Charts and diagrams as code
————————
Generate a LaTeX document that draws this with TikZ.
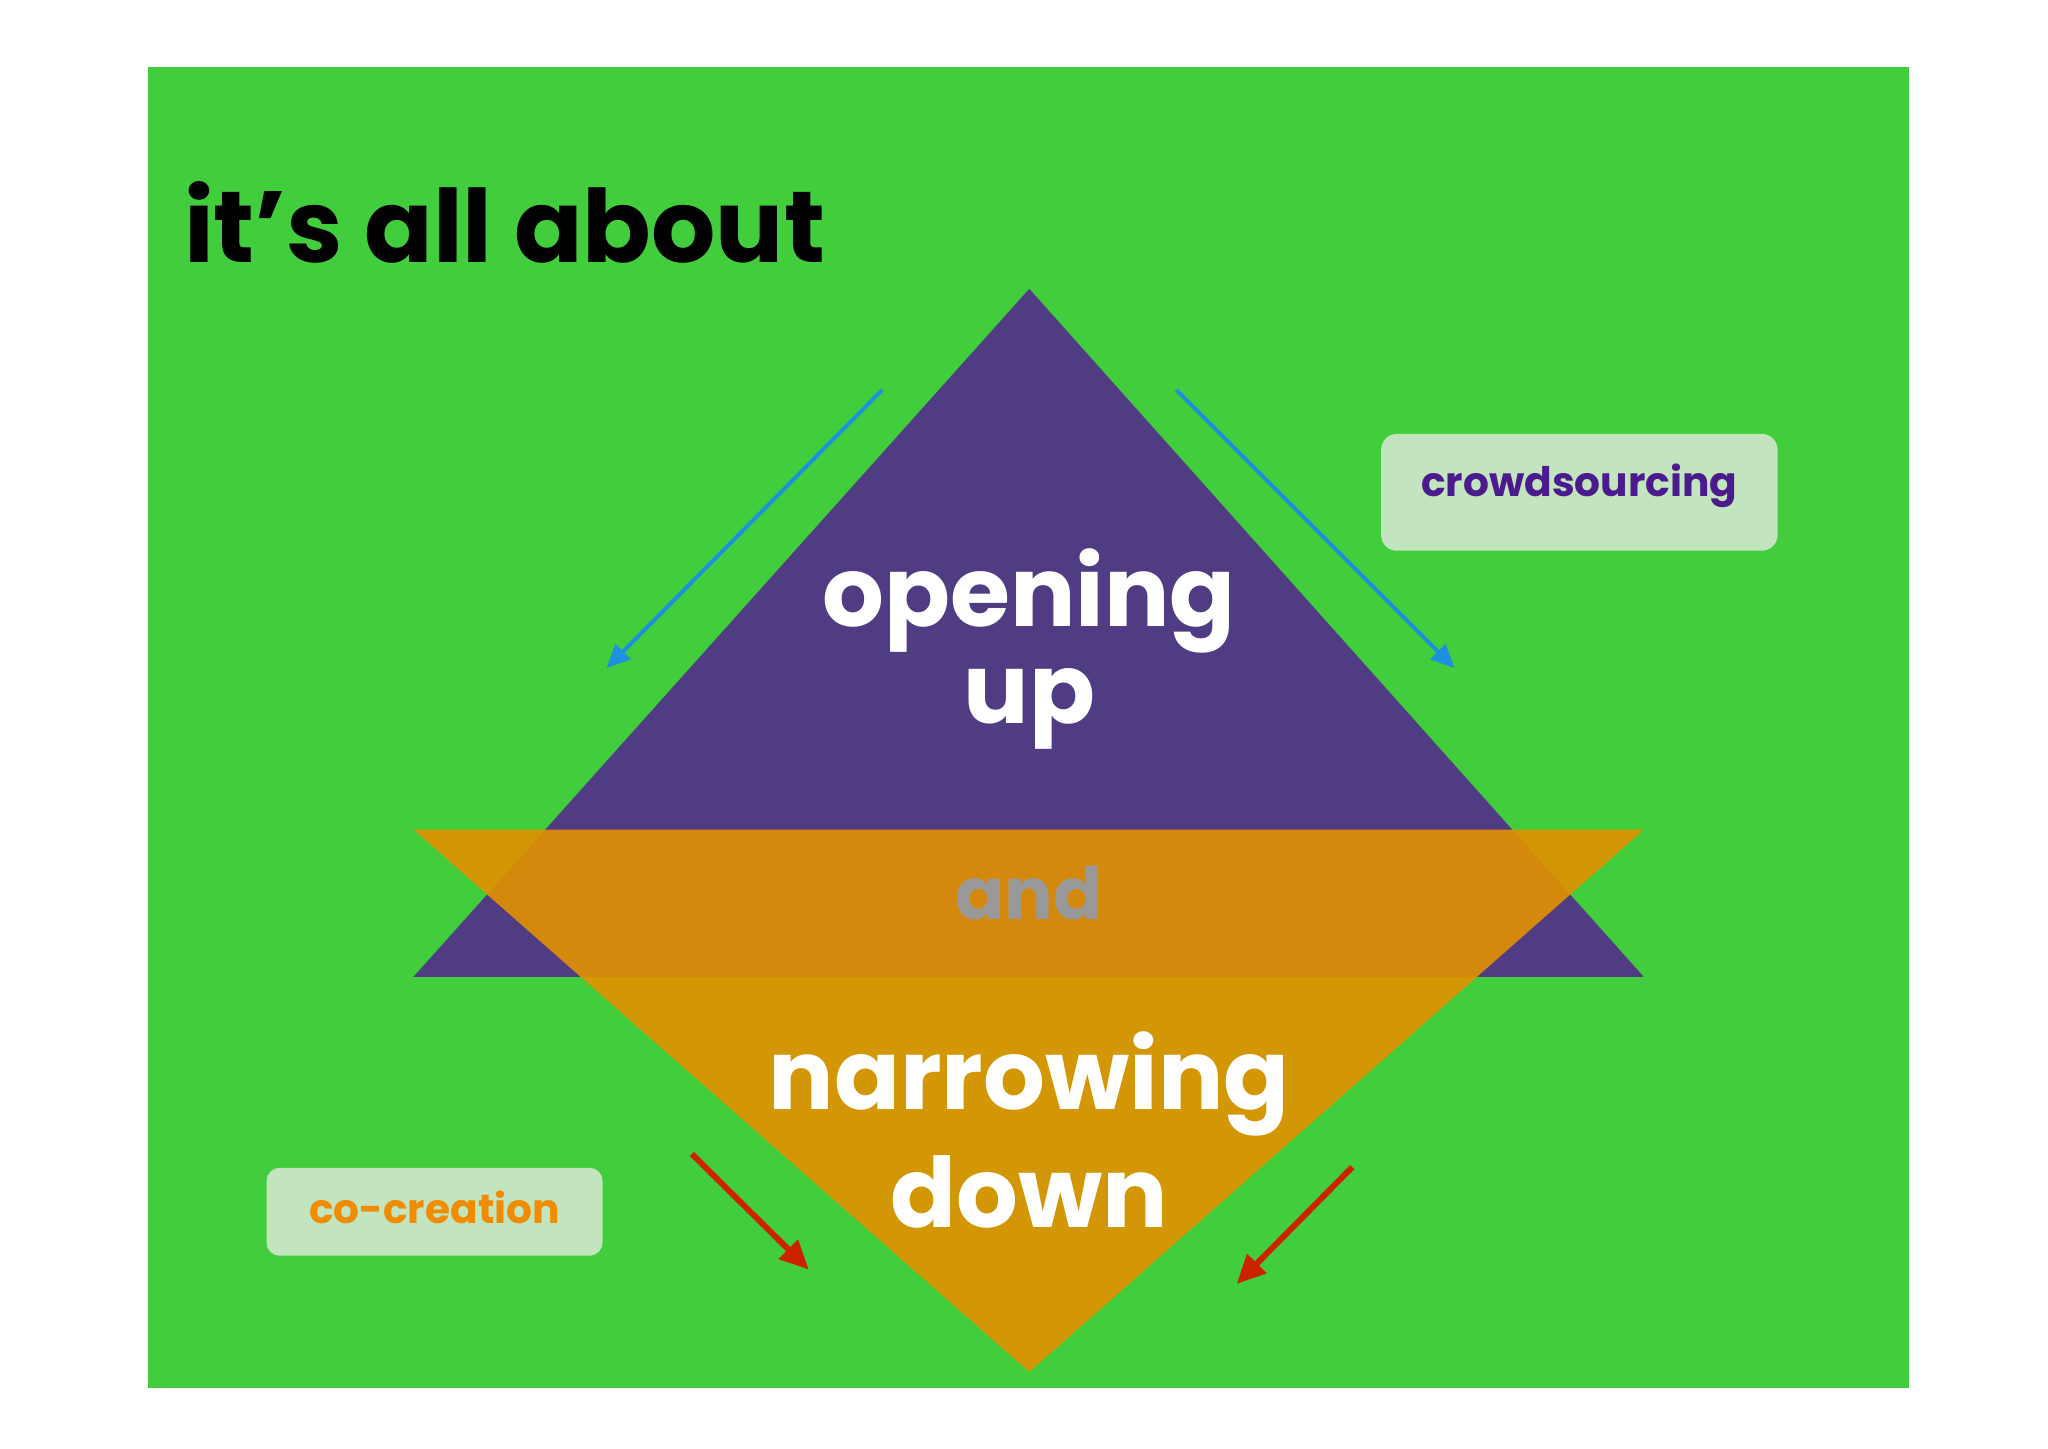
\documentclass[tikz,border=0pt]{standalone}
\usepackage{fontspec}
\setmainfont{Poppins}
\definecolor{bg}{HTML}{42CE3C}
\definecolor{purp}{HTML}{503C82}
\definecolor{orng}{HTML}{E39200}
\definecolor{boxf}{HTML}{C2E5C0}
\definecolor{ptext}{HTML}{4B1A8C}
\definecolor{otext}{HTML}{F08C00}
\definecolor{blu}{HTML}{1E90E0}
\definecolor{rd}{HTML}{CC2200}
\usetikzlibrary{arrows.meta}
\begin{document}
\begin{tikzpicture}[x=1pt,y=-1pt,
  big/.style={text=white,font=\fontsize{74}{74}\selectfont\bfseries},
  tag/.style={fill=boxf,rounded corners=12pt,inner sep=0pt},
  barrow/.style={blu,line width=3pt,-{Triangle[length=18pt,width=16pt]}},
  rarrow/.style={rd,line width=4.5pt,-{Triangle[length=22pt,width=20pt]}}]
\useasboundingbox (0,0) rectangle (1560,1103);
\fill[white] (0,0) rectangle (1560,1103);
\fill[bg] (113,51) rectangle (1454,1057);
\node[anchor=base west,inner sep=0pt,font=\fontsize{77}{77}\selectfont\bfseries] (title) at (140,200) {it’s all about};
\fill[purp] (784,220) -- (1252,744) -- (315,744) -- cycle;
\fill[orng,opacity=0.9] (315,632) -- (1252,632) -- (784,1045) -- cycle;
\node[big] (op) at (784,458) {opening};
\node[big] (up) at (784,540) {up};
\node[text=gray!80,font=\fontsize{55}{55}\selectfont\bfseries] (and) at (784,680) {and};
\node[big] (nar) at (784,826) {narrowing};
\node[big] (down) at (784,908) {down};
\coordinate (b1s) at (672,297); \coordinate (b1e) at (462,509);
\coordinate (b2s) at (896,297); \coordinate (b2e) at (1108,509);
\coordinate (r1s) at (527,879); \coordinate (r1e) at (616,967);
\coordinate (r2s) at (1030,889); \coordinate (r2e) at (942,978);
\draw[barrow] (b1s) -- (b1e);
\draw[barrow] (b2s) -- (b2e);
\draw[rarrow] (r1s) -- (r1e);
\draw[rarrow] (r2s) -- (r2e);
\node[tag,minimum width=302pt,minimum height=89pt] (cs) at (1203,375) {};
\node[text=ptext,font=\fontsize{31}{31}\selectfont\bfseries] at (1203,370) {crowdsourcing};
\node[tag,minimum width=256pt,minimum height=67pt,rounded corners=10pt] (cc) at (331,923) {};
\node[text=otext,font=\fontsize{31}{31}\selectfont\bfseries] at (331,920) {co-creation};
\end{tikzpicture}
\end{document}
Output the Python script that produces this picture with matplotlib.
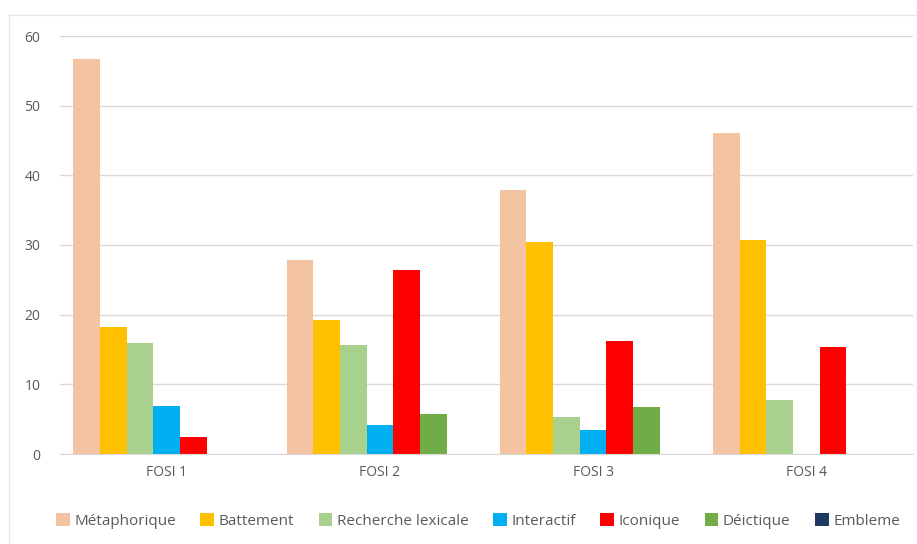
————————
# Problem
Restate each line of the records exactly; pictures do not belong in the copy.

# Complete answer
Generate a LaTeX document that draws this with TikZ.
\documentclass[tikz,border=0pt]{standalone}
\usepackage{fontspec}
\setmainfont{Poppins}
\definecolor{bg}{HTML}{42CE3C}
\definecolor{purp}{HTML}{503C82}
\definecolor{orng}{HTML}{E39200}
\definecolor{boxf}{HTML}{C2E5C0}
\definecolor{ptext}{HTML}{4B1A8C}
\definecolor{otext}{HTML}{F08C00}
\definecolor{blu}{HTML}{1E90E0}
\definecolor{rd}{HTML}{CC2200}
\usetikzlibrary{arrows.meta}
\begin{document}
\begin{tikzpicture}[x=1pt,y=-1pt,
  big/.style={text=white,font=\fontsize{74}{74}\selectfont\bfseries},
  tag/.style={fill=boxf,rounded corners=12pt,inner sep=0pt},
  barrow/.style={blu,line width=3pt,-{Triangle[length=18pt,width=16pt]}},
  rarrow/.style={rd,line width=4.5pt,-{Triangle[length=22pt,width=20pt]}}]
\useasboundingbox (0,0) rectangle (1560,1103);
\fill[white] (0,0) rectangle (1560,1103);
\fill[bg] (113,51) rectangle (1454,1057);
\node[anchor=base west,inner sep=0pt,font=\fontsize{77}{77}\selectfont\bfseries] (title) at (140,200) {it’s all about};
\fill[purp] (784,220) -- (1252,744) -- (315,744) -- cycle;
\fill[orng,opacity=0.9] (315,632) -- (1252,632) -- (784,1045) -- cycle;
\node[big] (op) at (784,458) {opening};
\node[big] (up) at (784,540) {up};
\node[text=gray!80,font=\fontsize{55}{55}\selectfont\bfseries] (and) at (784,680) {and};
\node[big] (nar) at (784,826) {narrowing};
\node[big] (down) at (784,908) {down};
\coordinate (b1s) at (672,297); \coordinate (b1e) at (462,509);
\coordinate (b2s) at (896,297); \coordinate (b2e) at (1108,509);
\coordinate (r1s) at (527,879); \coordinate (r1e) at (616,967);
\coordinate (r2s) at (1030,889); \coordinate (r2e) at (942,978);
\draw[barrow] (b1s) -- (b1e);
\draw[barrow] (b2s) -- (b2e);
\draw[rarrow] (r1s) -- (r1e);
\draw[rarrow] (r2s) -- (r2e);
\node[tag,minimum width=302pt,minimum height=89pt] (cs) at (1203,375) {};
\node[text=ptext,font=\fontsize{31}{31}\selectfont\bfseries] at (1203,370) {crowdsourcing};
\node[tag,minimum width=256pt,minimum height=67pt,rounded corners=10pt] (cc) at (331,923) {};
\node[text=otext,font=\fontsize{31}{31}\selectfont\bfseries] at (331,920) {co-creation};
\end{tikzpicture}
\end{document}
Output the Python script that produces this picture with matplotlib.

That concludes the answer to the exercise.